Golden Sibanda Senior Business Reporter
The US dollar savings bond, announced by the Reserve Bank of Zimbabwe (RBZ) in the 2019 Mid-Term Monetary Policy Review, is a noble idea, but risks finding little favour with investors without the central bank adjusting foreign exchange retention thresholds, financial analysts have warned.
Markets analysts feel that the US dollar-denominated savings bond is a welcome development, as it will improve the variety of long-term fixed income securities within the market by augmenting the Treasury Bills market.
This comes after the central bank introduced a local currency savings bond back in 2017, then under multi-currency, before converting all monetary balances into local currency amid a dollar crunch in February this year.
Apart from potential low uptake, analysts also expect the introduction of the bond to exert pressure on banks holding US dollar deposits to increase interest rates on (US) dollar holdings to match the RBZ’s new savings bond.
Presenting the Monetary Policy Review Statement on Friday last week, RBZ Governor Dr John Mangudya, said the US dollar denominated savings bond, with interest rate of 7,5 percent, was targeted at individuals and corporates that hold nostro foreign currency accounts (FCAs).
The central bank said that the RBZ savings bond was aimed at encouraging a culture of saving and promoting a reasonable return on FCA nostro account deposits held by both individuals and corporate entities.

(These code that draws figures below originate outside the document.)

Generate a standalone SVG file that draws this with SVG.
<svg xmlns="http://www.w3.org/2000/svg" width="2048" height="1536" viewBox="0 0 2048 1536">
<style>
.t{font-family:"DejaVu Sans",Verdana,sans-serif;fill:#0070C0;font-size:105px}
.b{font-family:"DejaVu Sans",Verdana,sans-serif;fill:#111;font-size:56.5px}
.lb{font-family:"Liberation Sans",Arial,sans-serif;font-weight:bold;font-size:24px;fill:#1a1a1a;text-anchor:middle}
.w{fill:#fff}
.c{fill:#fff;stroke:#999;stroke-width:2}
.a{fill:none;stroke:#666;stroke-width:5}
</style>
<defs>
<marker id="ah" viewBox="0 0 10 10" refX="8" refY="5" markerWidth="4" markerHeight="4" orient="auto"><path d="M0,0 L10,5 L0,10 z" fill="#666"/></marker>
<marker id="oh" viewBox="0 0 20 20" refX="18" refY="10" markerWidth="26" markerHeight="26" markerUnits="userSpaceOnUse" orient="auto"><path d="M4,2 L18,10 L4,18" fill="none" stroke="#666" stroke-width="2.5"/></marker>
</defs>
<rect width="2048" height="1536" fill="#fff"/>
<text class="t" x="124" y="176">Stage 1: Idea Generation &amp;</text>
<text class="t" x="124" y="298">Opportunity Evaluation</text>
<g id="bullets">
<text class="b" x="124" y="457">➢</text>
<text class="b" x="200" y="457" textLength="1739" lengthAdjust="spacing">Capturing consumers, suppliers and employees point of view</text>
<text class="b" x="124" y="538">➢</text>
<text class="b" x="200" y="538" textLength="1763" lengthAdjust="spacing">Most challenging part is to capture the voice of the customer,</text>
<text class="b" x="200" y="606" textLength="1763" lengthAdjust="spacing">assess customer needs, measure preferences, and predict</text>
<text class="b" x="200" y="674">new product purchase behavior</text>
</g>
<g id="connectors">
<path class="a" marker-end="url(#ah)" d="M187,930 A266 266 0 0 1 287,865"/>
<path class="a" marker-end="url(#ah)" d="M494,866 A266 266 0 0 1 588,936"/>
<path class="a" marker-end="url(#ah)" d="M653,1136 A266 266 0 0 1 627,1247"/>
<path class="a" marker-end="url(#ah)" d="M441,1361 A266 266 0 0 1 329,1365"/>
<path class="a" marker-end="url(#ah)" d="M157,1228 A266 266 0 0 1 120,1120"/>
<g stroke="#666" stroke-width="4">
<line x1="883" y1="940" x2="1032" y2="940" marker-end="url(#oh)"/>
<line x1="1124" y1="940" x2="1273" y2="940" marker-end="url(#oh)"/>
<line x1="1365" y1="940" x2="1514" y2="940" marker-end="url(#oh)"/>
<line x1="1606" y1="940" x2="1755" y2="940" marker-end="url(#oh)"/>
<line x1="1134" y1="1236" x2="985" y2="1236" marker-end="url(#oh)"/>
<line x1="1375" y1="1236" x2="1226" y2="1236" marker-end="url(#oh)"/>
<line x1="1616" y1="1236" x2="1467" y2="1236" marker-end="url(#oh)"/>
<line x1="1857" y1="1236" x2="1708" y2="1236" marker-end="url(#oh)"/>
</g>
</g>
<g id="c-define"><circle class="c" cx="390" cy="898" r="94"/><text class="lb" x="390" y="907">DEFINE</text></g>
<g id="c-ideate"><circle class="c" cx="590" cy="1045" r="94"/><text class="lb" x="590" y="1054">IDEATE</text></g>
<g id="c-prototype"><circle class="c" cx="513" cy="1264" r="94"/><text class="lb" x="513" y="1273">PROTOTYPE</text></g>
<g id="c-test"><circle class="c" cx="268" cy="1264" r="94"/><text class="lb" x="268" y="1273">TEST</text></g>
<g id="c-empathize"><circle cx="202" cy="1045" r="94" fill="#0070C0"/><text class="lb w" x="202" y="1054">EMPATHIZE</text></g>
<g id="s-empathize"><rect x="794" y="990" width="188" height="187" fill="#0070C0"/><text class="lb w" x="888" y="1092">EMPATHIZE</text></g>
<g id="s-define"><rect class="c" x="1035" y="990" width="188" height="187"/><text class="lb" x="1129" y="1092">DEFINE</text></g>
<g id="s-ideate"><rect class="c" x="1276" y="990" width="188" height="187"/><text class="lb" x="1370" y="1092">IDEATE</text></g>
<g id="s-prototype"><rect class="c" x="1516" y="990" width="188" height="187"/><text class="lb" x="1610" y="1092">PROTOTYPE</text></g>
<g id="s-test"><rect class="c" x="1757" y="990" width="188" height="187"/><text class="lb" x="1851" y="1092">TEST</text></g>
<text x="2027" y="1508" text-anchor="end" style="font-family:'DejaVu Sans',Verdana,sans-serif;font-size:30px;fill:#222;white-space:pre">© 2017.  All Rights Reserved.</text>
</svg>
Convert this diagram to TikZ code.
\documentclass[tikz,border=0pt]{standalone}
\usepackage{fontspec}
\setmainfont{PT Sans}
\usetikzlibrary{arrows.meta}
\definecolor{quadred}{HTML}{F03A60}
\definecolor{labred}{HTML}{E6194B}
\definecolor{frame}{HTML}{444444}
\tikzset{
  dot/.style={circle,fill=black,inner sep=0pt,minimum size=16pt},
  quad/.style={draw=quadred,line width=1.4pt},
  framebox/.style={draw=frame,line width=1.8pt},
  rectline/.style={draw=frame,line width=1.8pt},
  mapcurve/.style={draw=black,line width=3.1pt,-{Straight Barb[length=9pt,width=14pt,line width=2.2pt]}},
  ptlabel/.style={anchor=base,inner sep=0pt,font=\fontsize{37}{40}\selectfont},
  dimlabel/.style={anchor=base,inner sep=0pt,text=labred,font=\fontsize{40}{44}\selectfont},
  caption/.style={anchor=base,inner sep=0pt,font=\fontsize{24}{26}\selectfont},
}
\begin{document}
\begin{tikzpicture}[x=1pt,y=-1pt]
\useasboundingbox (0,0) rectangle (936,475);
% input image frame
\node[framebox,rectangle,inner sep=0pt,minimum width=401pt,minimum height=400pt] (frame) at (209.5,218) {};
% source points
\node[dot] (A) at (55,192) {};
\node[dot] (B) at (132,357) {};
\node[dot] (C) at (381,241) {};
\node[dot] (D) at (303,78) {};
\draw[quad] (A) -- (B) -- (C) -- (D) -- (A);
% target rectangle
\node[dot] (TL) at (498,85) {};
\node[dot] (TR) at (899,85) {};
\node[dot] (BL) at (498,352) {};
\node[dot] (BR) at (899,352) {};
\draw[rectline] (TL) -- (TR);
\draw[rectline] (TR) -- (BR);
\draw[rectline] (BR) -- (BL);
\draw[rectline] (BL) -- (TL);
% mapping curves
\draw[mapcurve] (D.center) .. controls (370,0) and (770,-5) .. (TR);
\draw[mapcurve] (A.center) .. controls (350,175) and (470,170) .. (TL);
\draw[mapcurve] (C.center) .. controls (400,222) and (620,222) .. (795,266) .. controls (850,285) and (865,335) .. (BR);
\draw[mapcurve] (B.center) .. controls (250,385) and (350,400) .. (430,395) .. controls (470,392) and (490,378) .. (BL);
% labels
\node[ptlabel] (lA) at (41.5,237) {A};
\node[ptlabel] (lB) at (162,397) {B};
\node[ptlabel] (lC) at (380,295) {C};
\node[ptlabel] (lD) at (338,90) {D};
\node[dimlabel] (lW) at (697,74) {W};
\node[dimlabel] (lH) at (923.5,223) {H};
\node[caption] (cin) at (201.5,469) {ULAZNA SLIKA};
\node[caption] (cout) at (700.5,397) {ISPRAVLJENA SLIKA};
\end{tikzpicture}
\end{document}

“Attempting to enhance foreign currency reserves, the RBZ introduced a USD-denominated savings bond, alongside the (Zim dollar) savings bond, with an interest rate of 7,5 percent per annum and a minimum tenure of a year,” said IH Securities commenting on the RBZ’s 2019 midterm policy.
But with retention thresholds remaining unchanged, the analysts contend fewer investors may find the urge and latitude to commit reasonable US dollar amounts to the savings bond due to tight liquidity situation.
As declared by RBZ, IH Securities said the thinking behind introduction of the savings bond was to promote a savings culture and provide reasonable return on FCA nostro deposits and US dollar cash held by firms.
The new savings bond is tax exempt, in line with the Government of Zimbabwe policy, and is acceptable as collateral for overnight lending by the central bank.
“Whilst we anticipate muted appetite to take on USD exposure to the government, to mitigate against a potential migration in US dollar deposits, commercial banks may need to increase their interest rates to match those of the USD-denominated savings bond,” IH Securities said on Tuesday.
IH said it anticipated low uptake of the bond without the readjustment of retention ratios of the exporting companies with retained forex held by corporates are seen as insufficient to cover working capital and capex, let alone investment.
Manufacturers retain 80 percent of their forex earnings, large and small scale gold miners 55 percent, other minerals 50 percent, tobacco and cotton merchants 100 percent, agriculture and horticulture 80 percent and transport and other services are allowed to hold on to 80 percent.
However, this does not seem viable for the banks as generating a real return of 7,5 percent on FCA deposits will be challenging in the current economic environment.